Actually, I am much more oversensitive myself. I just have a hunble and forgiving nature and try to subdue my passions lest they consume me. As one who suffers from the affliction of oversensitivity, I see it and empathize and try to encourage others to chin up and smile.

OK, so I definately could have picked a better title for this thread. :blush:

On the other hand, I hadn't looked at vulgar alchemy in depth before, interesting to note how hard it is, I too thought it'd be easier. I particularly like the idea from Xavi of a small group of magi with vulgar alchemy who regularly circulate new S&M bonus tractatus at tribunal. I can see it almost like a particularly complex newsletter.

Anyone got any experience with hermetic theurgy? I like the daimon summoning part but I don't think i've really understood the advantage of the spell-spirit bit, aside from having them cast in unfriendly auras for you.

Regarding Living Ghost and Greater Potion...

I haven't played either in-game since they take considerable time within campaign and right troupe and our games rarely last beyond 30 years in-game playing half year in a week of real time. Nevertheless I cannot help, but feel that people neglect character advancement that is not tied to experience gain. I'd expect immortal characters to take more active role in slowly changing world according to their own peculiar ideals once they've become more or less immortal.

I think that good example would be creating items that promote their preferred virtues in life (like compassion or ambition) within outside world or by influencing institutions more to their liking. After all they've in a way said by becoming unchanging immortal that they are in some way already what they want to be so now it is their time to express themselves on the world outside.

Also it is easy enough to craft items as form of advancement and they are much more expressive what magus wants in a way than gaining few more experience points in Magic theory or Ignem. Did you craft during previous season 3 Crosses to be hidden in churchess that grant bonuses to recovery from wounds and illness to those who pray within their voice range? Did you protect a fletchling organisation that aims to protect and promote trading over Baltic Sea area from Vikings?
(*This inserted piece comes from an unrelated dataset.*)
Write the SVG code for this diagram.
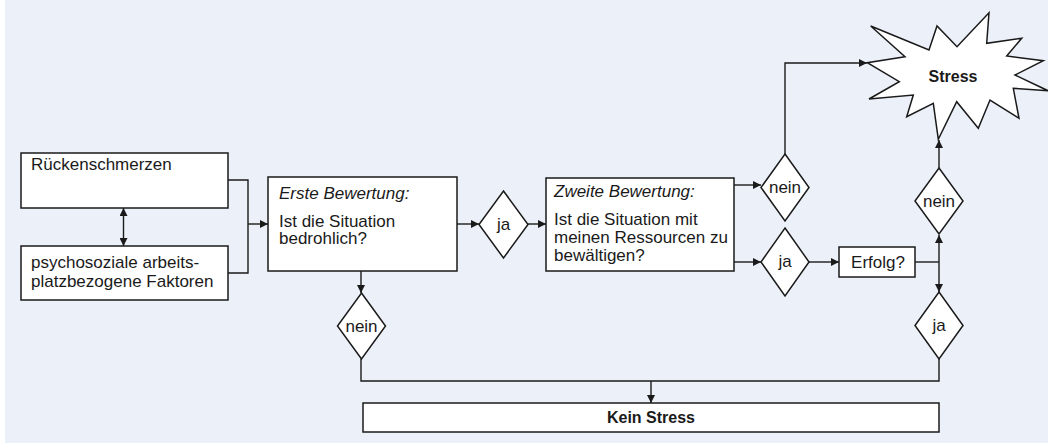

Did you finally do original research regarding how distilling vis from auras and casting ritual spells affects auras over span of decades by making detailed measurements of auras over that time?

It would be interesting to play magus who turns immortal because then - if not earlier - there's the question of what you will do once you truly need nothing - you need no sleep, food or drink. You can walk under the sea to see what it is truly like there. It is easily within your reach to swim in lava if it catches your fancy. What will you do now? Will you help other people to live as they would or will you craft a scheme after scheme to just play. Will compassion finally catch your heart when you see those who toil on the field and do you understand why those who pray try to promote will of God and talk about charity and love?

What's meaning of life?

You can still do so, by editing your first post!
If you do, adding a note that says you've changed the title helps latecomers avoid confusion when reading the thread.
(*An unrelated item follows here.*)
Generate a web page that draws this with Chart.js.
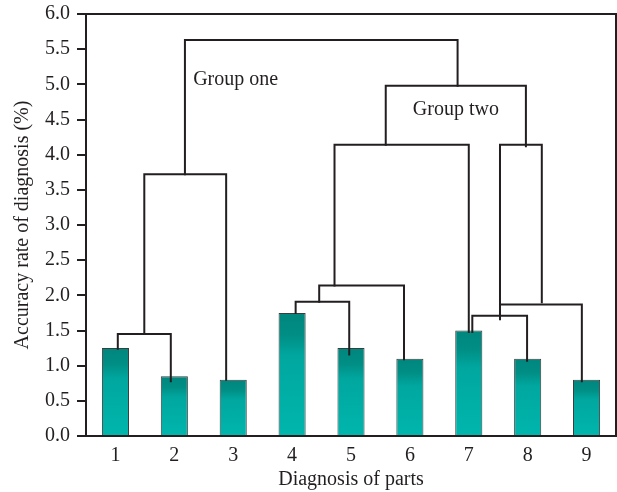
<!DOCTYPE html>
<html>
<head>
<meta charset="utf-8">
<script src="https://cdn.jsdelivr.net/npm/chart.js@4"></script>
<style>
  html, body { margin: 0; padding: 0; background: #fff; }
  #wrap { width: 617px; height: 492px; }
</style>
</head>
<body>
<div id="wrap"><canvas id="chart"></canvas></div>
<script>
// data
const parts = ["1", "2", "3", "4", "5", "6", "7", "8", "9"];
const accuracy = [1.25, 0.85, 0.8, 1.75, 1.25, 1.1, 1.5, 1.1, 0.8];
const yTicks = [0, 0.5, 1, 1.5, 2, 2.5, 3, 3.5, 4, 4.5, 5, 5.5, 6];

// dendrogram links: [left x, right x, join height, left leg bottom, right leg bottom]
// x is in category index units (0 = part "1")
const links = [
  [0.04, 0.94, 1.45, 1.24, 0.78],
  [0.49, 1.88, 3.72, 1.45, 0.80],
  [1.18, 5.81, 5.63, 3.72, 4.98],
  [4.59, 6.97, 4.98, 4.14, 4.12],
  [3.72, 6.00, 4.14, 2.14, 1.48],
  [3.46, 4.90, 2.14, 1.91, 1.09],
  [3.06, 3.97, 1.91, 1.75, 1.16],
  [6.53, 7.24, 4.14, 1.66, 1.90],
  [6.53, 7.92, 1.87, 1.87, 0.78],
  [6.06, 6.99, 1.71, 1.48, 1.07]
];

// group captions: [text, left x (index), y value]
const groupLabels = [
  ["Group one", 1.32, 5.06],
  ["Group two", 5.05, 4.64]
];

const ink = "#231f20";
const serif = "'Liberation Serif', 'DejaVu Serif', serif";

function barGradient(context) {
  const chart = context.chart;
  const y = chart.scales.y;
  if (!chart.chartArea || !y || context.dataIndex === undefined) return "#00aba3";
  const top = y.getPixelForValue(accuracy[context.dataIndex]);
  const base = y.getPixelForValue(0);
  const g = chart.ctx.createLinearGradient(0, top, 0, base);
  g.addColorStop(0, "#00867d");
  g.addColorStop(0.18, "#008e85");
  g.addColorStop(0.35, "#00a79f");
  g.addColorStop(1, "#00b6ad");
  return g;
}

const dendrogram = {
  id: "dendrogram",
  afterDatasetsDraw(chart) {
    const { ctx, chartArea, scales: { x, y } } = chart;
    ctx.save();
    ctx.strokeStyle = ink;
    ctx.lineWidth = 2;
    ctx.lineCap = "square";
    links.forEach(([xl, xr, h, bl, br]) => {
      ctx.beginPath();
      ctx.moveTo(x.getPixelForValue(xl), y.getPixelForValue(bl));
      ctx.lineTo(x.getPixelForValue(xl), y.getPixelForValue(h));
      ctx.lineTo(x.getPixelForValue(xr), y.getPixelForValue(h));
      ctx.lineTo(x.getPixelForValue(xr), y.getPixelForValue(br));
      ctx.stroke();
    });

    ctx.fillStyle = ink;
    ctx.font = "20px " + serif;
    ctx.textBaseline = "middle";
    ctx.textAlign = "left";
    groupLabels.forEach(([text, gx, gy]) => {
      ctx.fillText(text, x.getPixelForValue(gx), y.getPixelForValue(gy));
    });

    // frame around the plot
    ctx.lineCap = "butt";
    ctx.strokeRect(chartArea.left, chartArea.top, chartArea.right - chartArea.left, chartArea.bottom - chartArea.top);
    ctx.restore();
  }
};

new Chart(document.getElementById("chart"), {
  type: "bar",
  data: {
    labels: parts,
    datasets: [{
      data: accuracy,
      backgroundColor: barGradient,
      borderColor: "#3c3c3c",
      borderWidth: 1,
      barPercentage: 0.46,
      categoryPercentage: 1
    }]
  },
  options: {
    responsive: true,
    maintainAspectRatio: false,
    animation: false,
    layout: { padding: { top: 14, right: 1, left: 0, bottom: 0 } },
    plugins: { legend: { display: false }, tooltip: { enabled: false } },
    scales: {
      x: {
        grid: { display: false },
        border: { display: false },
        ticks: { color: ink, font: { family: serif, size: 20 }, padding: 0 },
        title: { display: true, text: "Diagnosis of parts", color: ink, font: { family: serif, size: 20 }, padding: { top: 2, bottom: 0 } },
        afterFit(scale) {
          scale.height = 56;
          scale.paddingLeft = 0;
          scale.paddingRight = 0;
        }
      },
      y: {
        min: 0,
        max: 6,
        afterBuildTicks(scale) { scale.ticks = yTicks.map(v => ({ value: v })); },
        grid: { drawOnChartArea: false, drawTicks: true, tickLength: 9, color: ink, lineWidth: 2 },
        border: { display: false },
        ticks: {
          color: ink,
          font: { family: serif, size: 20 },
          padding: 7,
          callback: v => Number(v).toFixed(1)
        },
        title: { display: true, text: "Accuracy rate of diagnosis (%)", color: ink, font: { family: serif, size: 20 }, padding: { top: 11, bottom: 0 } },
        afterFit(scale) {
          scale.width = 86;
          scale.paddingTop = 0;
          scale.paddingBottom = 0;
        }
      }
    }
  },
  plugins: [dendrogram]
});
</script>
</body>
</html>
You can still do so by editing your first post!
If you do, you may want to add an edit note so that latecomers to the thread do not get confused.

If there's consensus about Vulgar Alchemy being, ahem, hard to get value out of, I'll put in a shameless plug for Project: Redcap. It's a wiki, so you can edit the Vulgar Alchemy page and add an "opinion and commentary" section explaining what the problem is and suggest ways to deal with it.

I have a character who has Hermetic Theurgy, and has barely used it.

Spell spirits... I see a single nice trick with them, but the only character I have who uses them, is still purely conceptual.
He's also very weak with spontaneous magic, so he'll need a lot of spirits of (Form).